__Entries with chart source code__
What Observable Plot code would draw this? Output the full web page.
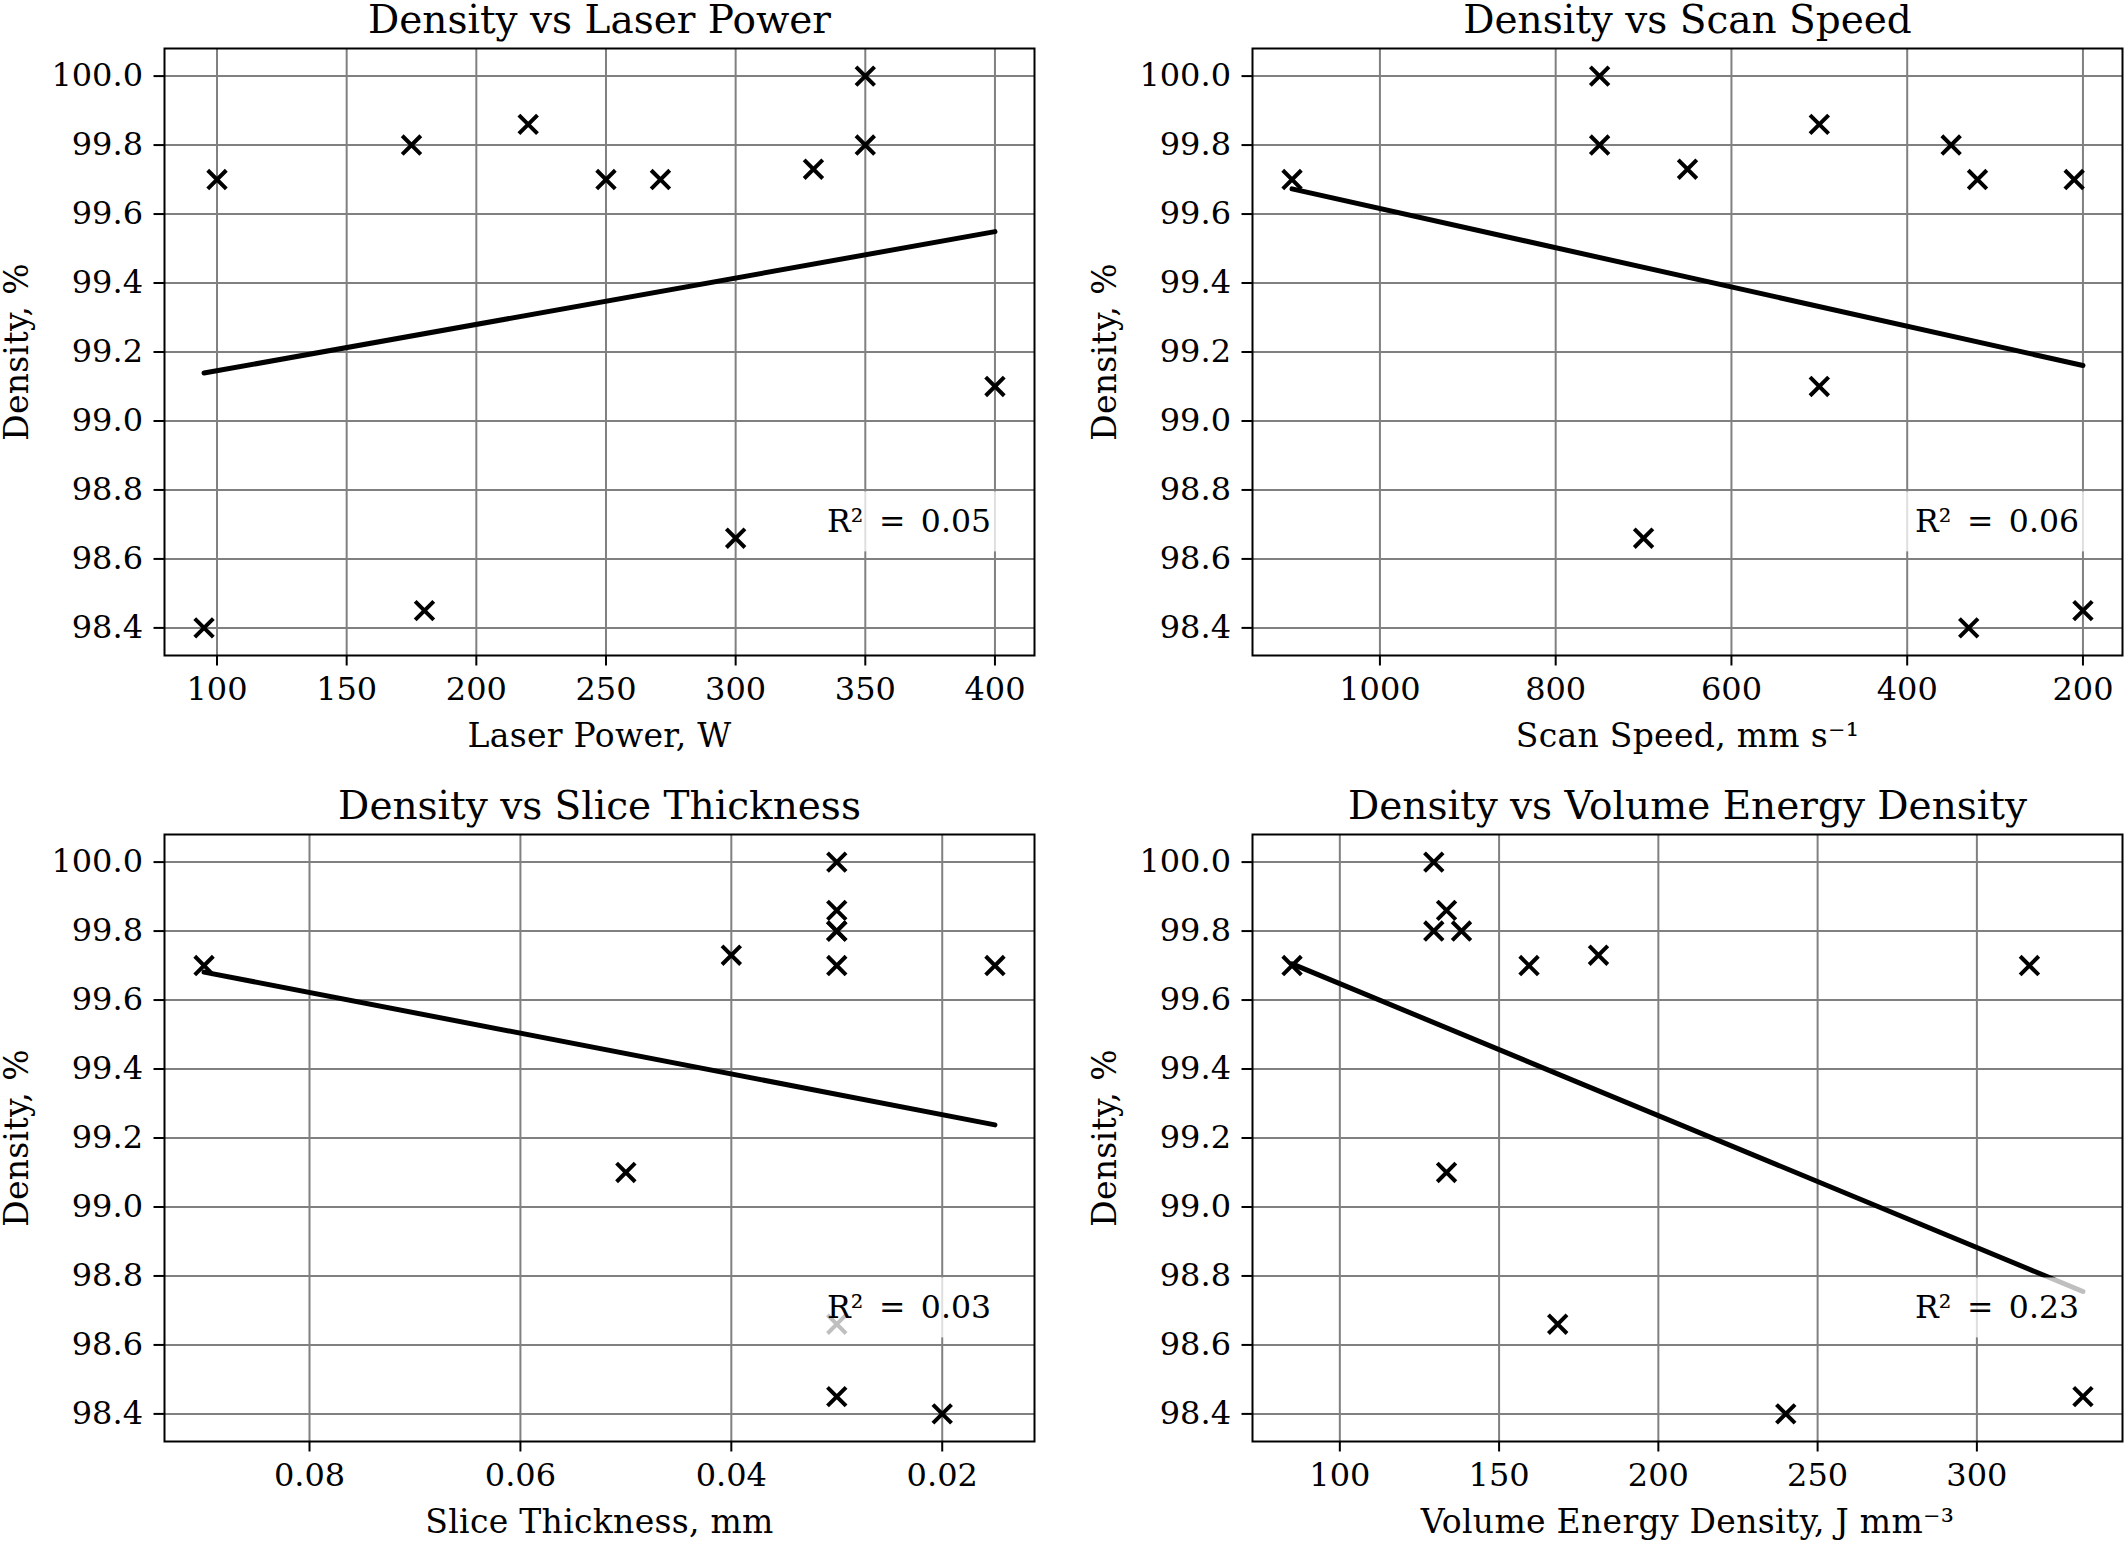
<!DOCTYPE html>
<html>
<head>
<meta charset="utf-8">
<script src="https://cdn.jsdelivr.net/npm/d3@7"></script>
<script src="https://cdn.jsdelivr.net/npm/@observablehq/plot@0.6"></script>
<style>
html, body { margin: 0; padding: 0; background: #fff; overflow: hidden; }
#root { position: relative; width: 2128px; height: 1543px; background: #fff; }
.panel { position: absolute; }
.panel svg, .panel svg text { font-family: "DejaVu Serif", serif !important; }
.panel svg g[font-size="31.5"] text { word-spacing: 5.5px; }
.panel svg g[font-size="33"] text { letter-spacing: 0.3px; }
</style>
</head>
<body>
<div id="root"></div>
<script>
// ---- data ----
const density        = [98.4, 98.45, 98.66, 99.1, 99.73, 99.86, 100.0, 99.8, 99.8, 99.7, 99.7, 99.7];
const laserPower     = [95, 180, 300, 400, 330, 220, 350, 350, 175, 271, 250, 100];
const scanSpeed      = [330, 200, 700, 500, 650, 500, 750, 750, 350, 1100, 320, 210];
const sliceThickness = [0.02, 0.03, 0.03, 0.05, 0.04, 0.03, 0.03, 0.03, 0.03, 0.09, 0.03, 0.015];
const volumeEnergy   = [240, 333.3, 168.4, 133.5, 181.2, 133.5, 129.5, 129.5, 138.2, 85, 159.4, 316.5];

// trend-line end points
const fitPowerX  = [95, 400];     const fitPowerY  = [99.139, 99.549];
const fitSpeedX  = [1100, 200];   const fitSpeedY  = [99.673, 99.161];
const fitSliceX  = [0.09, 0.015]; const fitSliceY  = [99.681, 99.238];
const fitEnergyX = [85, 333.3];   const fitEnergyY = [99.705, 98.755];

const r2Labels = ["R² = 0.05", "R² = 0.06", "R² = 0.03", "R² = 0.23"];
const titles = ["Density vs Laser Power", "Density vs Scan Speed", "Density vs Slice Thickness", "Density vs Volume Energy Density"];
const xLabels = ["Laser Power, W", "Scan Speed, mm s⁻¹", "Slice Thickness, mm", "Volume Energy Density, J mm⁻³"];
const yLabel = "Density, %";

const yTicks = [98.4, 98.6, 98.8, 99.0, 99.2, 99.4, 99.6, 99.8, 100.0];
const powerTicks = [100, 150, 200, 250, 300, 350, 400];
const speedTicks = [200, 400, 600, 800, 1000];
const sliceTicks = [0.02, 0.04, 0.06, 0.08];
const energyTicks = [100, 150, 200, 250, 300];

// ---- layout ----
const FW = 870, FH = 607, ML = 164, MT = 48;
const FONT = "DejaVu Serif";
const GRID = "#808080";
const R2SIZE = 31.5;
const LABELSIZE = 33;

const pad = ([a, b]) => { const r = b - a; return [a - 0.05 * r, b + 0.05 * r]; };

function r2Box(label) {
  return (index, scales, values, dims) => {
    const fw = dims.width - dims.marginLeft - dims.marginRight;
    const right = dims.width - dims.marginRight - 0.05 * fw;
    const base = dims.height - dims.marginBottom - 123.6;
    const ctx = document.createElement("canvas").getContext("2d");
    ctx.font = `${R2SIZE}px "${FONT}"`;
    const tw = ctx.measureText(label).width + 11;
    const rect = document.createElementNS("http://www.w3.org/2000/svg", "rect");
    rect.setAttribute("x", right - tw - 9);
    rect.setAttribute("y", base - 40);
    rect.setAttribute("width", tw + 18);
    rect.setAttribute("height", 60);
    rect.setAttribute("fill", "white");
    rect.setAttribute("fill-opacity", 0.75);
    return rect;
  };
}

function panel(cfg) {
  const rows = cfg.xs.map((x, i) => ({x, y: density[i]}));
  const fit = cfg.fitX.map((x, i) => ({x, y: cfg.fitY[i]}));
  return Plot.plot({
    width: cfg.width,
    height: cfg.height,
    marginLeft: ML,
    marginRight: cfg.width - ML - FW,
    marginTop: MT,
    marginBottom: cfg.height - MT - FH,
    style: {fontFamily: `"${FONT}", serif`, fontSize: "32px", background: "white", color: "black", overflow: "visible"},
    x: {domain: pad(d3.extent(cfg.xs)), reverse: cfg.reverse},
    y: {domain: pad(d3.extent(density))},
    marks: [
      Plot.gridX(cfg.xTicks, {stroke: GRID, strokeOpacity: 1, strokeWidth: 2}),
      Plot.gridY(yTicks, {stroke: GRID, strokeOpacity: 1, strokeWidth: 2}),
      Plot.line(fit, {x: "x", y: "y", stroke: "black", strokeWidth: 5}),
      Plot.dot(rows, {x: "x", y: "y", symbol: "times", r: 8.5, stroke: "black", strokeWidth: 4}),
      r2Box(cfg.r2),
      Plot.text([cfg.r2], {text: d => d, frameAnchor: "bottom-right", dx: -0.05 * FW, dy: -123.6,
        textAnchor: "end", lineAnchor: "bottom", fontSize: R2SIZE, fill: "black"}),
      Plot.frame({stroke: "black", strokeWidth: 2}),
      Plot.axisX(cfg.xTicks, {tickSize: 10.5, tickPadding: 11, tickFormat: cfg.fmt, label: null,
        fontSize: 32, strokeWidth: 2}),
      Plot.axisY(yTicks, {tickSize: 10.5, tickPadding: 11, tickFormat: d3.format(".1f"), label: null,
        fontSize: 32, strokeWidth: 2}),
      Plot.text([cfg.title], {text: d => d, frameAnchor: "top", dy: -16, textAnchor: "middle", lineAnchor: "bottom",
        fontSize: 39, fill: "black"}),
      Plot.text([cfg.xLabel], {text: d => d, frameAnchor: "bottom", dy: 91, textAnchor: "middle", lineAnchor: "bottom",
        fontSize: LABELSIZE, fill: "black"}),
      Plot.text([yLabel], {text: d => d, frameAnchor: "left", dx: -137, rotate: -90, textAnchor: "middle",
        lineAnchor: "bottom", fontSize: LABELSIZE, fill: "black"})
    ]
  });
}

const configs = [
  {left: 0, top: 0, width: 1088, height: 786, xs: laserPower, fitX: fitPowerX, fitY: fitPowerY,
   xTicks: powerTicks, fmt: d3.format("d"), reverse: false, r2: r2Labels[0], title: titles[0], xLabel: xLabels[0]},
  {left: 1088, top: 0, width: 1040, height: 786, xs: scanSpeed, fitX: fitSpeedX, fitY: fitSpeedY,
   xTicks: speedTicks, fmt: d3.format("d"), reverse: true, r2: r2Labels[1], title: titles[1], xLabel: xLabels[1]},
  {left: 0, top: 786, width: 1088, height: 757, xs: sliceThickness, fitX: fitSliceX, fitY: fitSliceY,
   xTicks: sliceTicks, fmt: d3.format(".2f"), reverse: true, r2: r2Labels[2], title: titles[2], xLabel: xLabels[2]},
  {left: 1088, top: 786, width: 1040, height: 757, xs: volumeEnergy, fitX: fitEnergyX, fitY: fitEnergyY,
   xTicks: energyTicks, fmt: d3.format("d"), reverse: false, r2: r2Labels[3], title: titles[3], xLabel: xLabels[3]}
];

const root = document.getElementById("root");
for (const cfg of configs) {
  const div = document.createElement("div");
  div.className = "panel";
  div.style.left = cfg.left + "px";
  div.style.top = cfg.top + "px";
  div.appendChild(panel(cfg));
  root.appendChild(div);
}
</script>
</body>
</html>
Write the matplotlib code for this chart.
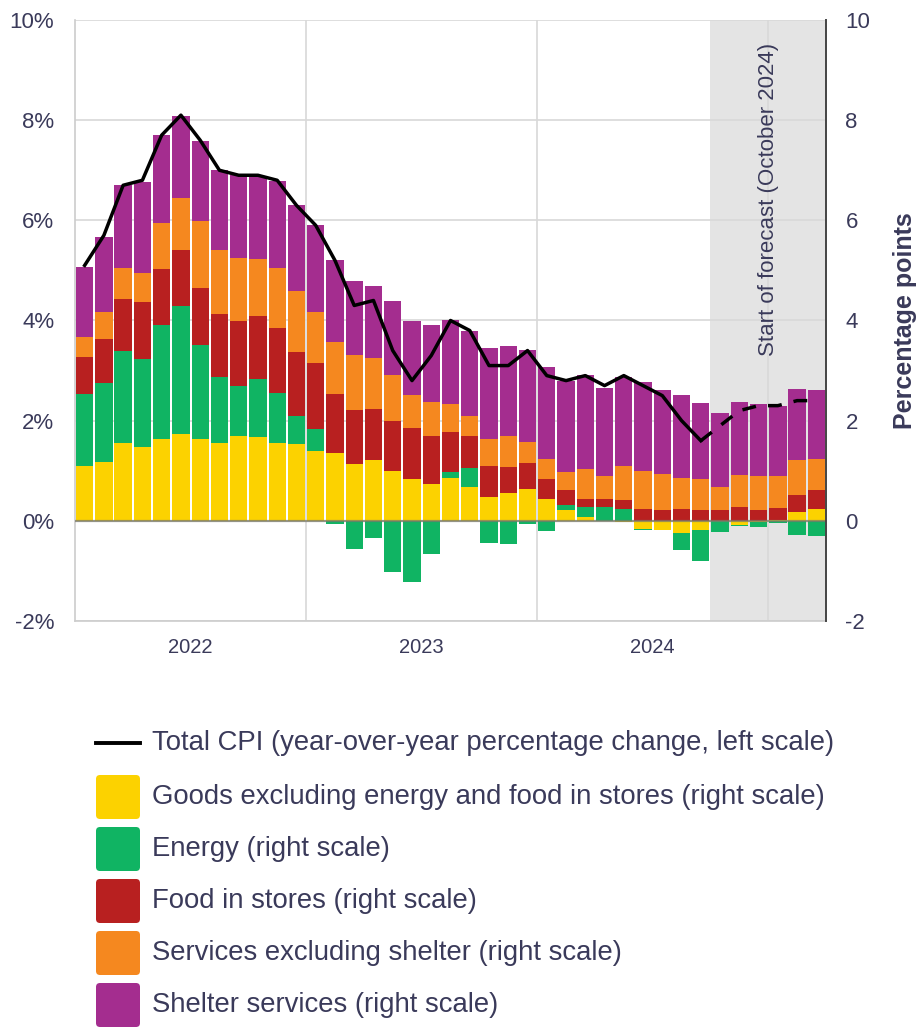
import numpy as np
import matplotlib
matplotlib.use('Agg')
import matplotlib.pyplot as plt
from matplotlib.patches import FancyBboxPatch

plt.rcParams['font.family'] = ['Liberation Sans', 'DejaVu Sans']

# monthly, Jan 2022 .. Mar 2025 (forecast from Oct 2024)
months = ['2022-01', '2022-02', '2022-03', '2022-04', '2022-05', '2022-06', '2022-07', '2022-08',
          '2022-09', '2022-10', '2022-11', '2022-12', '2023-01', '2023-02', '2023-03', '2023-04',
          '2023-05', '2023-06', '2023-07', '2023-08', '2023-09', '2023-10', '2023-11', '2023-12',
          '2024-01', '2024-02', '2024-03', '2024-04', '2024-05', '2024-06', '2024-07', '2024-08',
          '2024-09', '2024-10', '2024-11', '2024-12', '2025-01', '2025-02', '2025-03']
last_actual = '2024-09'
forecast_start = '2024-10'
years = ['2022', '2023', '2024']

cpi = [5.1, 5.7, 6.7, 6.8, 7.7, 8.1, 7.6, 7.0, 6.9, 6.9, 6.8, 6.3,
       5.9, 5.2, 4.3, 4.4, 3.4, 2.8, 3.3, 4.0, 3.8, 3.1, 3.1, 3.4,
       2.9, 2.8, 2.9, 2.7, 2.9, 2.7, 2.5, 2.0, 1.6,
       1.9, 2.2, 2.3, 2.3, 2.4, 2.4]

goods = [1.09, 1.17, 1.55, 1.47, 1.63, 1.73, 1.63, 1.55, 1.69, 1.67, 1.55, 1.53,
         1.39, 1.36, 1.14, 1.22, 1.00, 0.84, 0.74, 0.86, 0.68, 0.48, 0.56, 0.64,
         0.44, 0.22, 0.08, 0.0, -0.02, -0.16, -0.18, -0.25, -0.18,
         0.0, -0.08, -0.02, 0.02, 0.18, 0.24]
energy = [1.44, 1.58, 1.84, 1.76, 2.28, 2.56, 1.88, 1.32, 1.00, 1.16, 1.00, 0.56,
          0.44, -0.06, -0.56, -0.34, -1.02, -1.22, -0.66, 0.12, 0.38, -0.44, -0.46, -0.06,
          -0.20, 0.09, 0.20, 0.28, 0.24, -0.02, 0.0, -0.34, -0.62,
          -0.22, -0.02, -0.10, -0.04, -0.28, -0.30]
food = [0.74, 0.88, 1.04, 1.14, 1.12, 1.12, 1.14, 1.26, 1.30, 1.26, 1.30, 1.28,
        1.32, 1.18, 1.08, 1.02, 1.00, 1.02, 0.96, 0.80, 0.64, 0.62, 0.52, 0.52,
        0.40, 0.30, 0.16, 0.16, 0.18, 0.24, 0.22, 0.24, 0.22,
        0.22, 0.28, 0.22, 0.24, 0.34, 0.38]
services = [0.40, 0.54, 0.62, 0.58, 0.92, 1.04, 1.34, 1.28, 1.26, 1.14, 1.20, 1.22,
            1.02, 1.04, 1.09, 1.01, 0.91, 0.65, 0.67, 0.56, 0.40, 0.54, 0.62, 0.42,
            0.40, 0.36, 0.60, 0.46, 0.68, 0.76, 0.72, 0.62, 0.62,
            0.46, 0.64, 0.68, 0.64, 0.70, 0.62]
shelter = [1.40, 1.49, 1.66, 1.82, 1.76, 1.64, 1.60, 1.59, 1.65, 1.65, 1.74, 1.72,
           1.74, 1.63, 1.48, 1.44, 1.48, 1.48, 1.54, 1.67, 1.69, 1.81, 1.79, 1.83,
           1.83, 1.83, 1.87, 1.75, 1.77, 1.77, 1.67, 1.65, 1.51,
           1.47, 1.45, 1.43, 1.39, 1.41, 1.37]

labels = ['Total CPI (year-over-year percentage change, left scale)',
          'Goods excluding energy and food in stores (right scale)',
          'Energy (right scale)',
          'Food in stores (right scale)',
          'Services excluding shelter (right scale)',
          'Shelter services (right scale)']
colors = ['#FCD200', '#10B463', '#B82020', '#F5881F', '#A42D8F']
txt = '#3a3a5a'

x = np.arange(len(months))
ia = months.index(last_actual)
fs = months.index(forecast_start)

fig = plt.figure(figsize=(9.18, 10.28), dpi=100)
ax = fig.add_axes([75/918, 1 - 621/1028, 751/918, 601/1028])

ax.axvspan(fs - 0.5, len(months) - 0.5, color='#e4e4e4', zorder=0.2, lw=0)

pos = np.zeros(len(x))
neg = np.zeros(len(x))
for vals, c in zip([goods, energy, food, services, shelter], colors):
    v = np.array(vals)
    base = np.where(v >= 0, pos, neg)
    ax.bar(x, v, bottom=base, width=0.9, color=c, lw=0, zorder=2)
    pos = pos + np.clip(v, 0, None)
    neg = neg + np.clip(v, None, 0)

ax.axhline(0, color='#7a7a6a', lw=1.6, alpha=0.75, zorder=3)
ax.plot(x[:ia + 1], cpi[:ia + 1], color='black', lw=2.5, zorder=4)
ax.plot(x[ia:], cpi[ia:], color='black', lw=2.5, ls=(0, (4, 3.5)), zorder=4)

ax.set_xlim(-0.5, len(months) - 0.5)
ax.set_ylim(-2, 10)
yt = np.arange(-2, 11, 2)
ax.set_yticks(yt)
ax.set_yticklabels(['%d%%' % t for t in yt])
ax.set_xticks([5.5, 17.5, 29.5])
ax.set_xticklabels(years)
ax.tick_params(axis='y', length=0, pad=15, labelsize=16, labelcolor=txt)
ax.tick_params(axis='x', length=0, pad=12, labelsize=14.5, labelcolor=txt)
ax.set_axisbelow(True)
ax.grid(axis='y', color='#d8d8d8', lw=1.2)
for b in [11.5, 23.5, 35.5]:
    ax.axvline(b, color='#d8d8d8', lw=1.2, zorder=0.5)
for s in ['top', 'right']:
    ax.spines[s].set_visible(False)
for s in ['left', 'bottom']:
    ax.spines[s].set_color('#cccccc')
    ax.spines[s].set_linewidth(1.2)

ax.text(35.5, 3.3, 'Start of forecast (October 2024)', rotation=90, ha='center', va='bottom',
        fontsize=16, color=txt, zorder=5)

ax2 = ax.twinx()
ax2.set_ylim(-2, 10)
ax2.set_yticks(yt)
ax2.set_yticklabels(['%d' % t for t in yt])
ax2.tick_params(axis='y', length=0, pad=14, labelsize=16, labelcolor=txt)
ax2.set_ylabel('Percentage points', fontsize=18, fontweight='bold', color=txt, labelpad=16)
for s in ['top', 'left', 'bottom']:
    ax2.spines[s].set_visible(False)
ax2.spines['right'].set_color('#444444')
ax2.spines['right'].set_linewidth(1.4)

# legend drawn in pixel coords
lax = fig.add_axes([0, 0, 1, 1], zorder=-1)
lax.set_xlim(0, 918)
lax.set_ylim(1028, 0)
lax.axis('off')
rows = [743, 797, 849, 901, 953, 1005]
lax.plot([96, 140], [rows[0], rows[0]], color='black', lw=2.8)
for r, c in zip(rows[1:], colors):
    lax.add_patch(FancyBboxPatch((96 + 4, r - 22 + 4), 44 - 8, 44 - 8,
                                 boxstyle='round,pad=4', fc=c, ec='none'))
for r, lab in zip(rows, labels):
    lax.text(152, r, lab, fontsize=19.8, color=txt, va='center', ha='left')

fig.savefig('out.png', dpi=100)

__Short problem__
Using the entries above, extract exactly the lines from the one that contains "Write the matplotlib code for this chart." through the one that contains "years = ['2022', '2023', '2024']". Do not carry over any pictures.

__Exercise result__
Write the matplotlib code for this chart.
import numpy as np
import matplotlib
matplotlib.use('Agg')
import matplotlib.pyplot as plt
from matplotlib.patches import FancyBboxPatch

plt.rcParams['font.family'] = ['Liberation Sans', 'DejaVu Sans']

# monthly, Jan 2022 .. Mar 2025 (forecast from Oct 2024)
months = ['2022-01', '2022-02', '2022-03', '2022-04', '2022-05', '2022-06', '2022-07', '2022-08',
          '2022-09', '2022-10', '2022-11', '2022-12', '2023-01', '2023-02', '2023-03', '2023-04',
          '2023-05', '2023-06', '2023-07', '2023-08', '2023-09', '2023-10', '2023-11', '2023-12',
          '2024-01', '2024-02', '2024-03', '2024-04', '2024-05', '2024-06', '2024-07', '2024-08',
          '2024-09', '2024-10', '2024-11', '2024-12', '2025-01', '2025-02', '2025-03']
last_actual = '2024-09'
forecast_start = '2024-10'
years = ['2022', '2023', '2024']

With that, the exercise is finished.